__Material provided__:
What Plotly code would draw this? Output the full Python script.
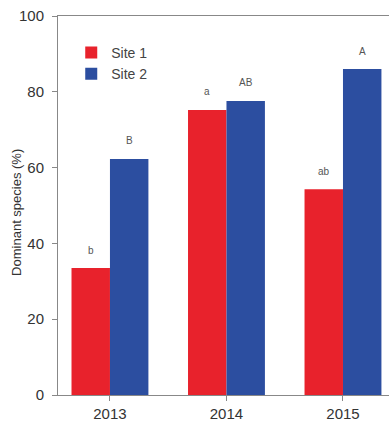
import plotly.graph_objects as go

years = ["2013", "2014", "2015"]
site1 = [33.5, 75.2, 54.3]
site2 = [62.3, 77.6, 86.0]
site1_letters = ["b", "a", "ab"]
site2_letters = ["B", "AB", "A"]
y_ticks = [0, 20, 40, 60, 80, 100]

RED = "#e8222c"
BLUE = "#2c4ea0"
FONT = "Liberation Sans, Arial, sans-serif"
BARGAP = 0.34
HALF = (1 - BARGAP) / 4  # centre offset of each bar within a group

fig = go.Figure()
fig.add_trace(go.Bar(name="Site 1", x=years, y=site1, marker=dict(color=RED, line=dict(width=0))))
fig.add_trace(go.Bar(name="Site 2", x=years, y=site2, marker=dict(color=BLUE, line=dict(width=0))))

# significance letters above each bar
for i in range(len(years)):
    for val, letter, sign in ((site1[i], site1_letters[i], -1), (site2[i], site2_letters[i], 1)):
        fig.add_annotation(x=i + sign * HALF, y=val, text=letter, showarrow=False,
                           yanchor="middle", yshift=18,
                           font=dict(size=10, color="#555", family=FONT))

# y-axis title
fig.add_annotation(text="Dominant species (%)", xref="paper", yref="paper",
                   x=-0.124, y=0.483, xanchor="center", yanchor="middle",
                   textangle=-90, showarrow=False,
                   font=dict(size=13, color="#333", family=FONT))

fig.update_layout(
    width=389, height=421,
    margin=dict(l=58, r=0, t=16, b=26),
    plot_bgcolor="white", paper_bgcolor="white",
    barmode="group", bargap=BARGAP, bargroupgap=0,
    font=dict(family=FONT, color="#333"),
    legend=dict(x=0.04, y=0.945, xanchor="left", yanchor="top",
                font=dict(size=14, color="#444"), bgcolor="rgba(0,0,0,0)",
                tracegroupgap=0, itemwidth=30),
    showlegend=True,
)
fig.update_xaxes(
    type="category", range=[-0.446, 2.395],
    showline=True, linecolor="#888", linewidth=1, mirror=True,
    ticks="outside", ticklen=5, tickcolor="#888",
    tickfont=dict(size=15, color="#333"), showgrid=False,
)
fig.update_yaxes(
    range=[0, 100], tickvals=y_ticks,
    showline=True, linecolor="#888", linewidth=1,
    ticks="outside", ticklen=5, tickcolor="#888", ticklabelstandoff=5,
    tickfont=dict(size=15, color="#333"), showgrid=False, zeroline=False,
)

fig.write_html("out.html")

__Given task__: Exclude every picture and copy the remaining data exactly.

__Solution__:
What Plotly code would draw this? Output the full Python script.
import plotly.graph_objects as go

years = ["2013", "2014", "2015"]
site1 = [33.5, 75.2, 54.3]
site2 = [62.3, 77.6, 86.0]
site1_letters = ["b", "a", "ab"]
site2_letters = ["B", "AB", "A"]
y_ticks = [0, 20, 40, 60, 80, 100]

RED = "#e8222c"
BLUE = "#2c4ea0"
FONT = "Liberation Sans, Arial, sans-serif"
BARGAP = 0.34
HALF = (1 - BARGAP) / 4  # centre offset of each bar within a group

fig = go.Figure()
fig.add_trace(go.Bar(name="Site 1", x=years, y=site1, marker=dict(color=RED, line=dict(width=0))))
fig.add_trace(go.Bar(name="Site 2", x=years, y=site2, marker=dict(color=BLUE, line=dict(width=0))))

# significance letters above each bar
for i in range(len(years)):
    for val, letter, sign in ((site1[i], site1_letters[i], -1), (site2[i], site2_letters[i], 1)):
        fig.add_annotation(x=i + sign * HALF, y=val, text=letter, showarrow=False,
                           yanchor="middle", yshift=18,
                           font=dict(size=10, color="#555", family=FONT))

# y-axis title
fig.add_annotation(text="Dominant species (%)", xref="paper", yref="paper",
                   x=-0.124, y=0.483, xanchor="center", yanchor="middle",
                   textangle=-90, showarrow=False,
                   font=dict(size=13, color="#333", family=FONT))

fig.update_layout(
    width=389, height=421,
    margin=dict(l=58, r=0, t=16, b=26),
    plot_bgcolor="white", paper_bgcolor="white",
    barmode="group", bargap=BARGAP, bargroupgap=0,
    font=dict(family=FONT, color="#333"),
    legend=dict(x=0.04, y=0.945, xanchor="left", yanchor="top",
                font=dict(size=14, color="#444"), bgcolor="rgba(0,0,0,0)",
                tracegroupgap=0, itemwidth=30),
    showlegend=True,
)
fig.update_xaxes(
    type="category", range=[-0.446, 2.395],
    showline=True, linecolor="#888", linewidth=1, mirror=True,
    ticks="outside", ticklen=5, tickcolor="#888",
    tickfont=dict(size=15, color="#333"), showgrid=False,
)
fig.update_yaxes(
    range=[0, 100], tickvals=y_ticks,
    showline=True, linecolor="#888", linewidth=1,
    ticks="outside", ticklen=5, tickcolor="#888", ticklabelstandoff=5,
    tickfont=dict(size=15, color="#333"), showgrid=False, zeroline=False,
)

fig.write_html("out.html")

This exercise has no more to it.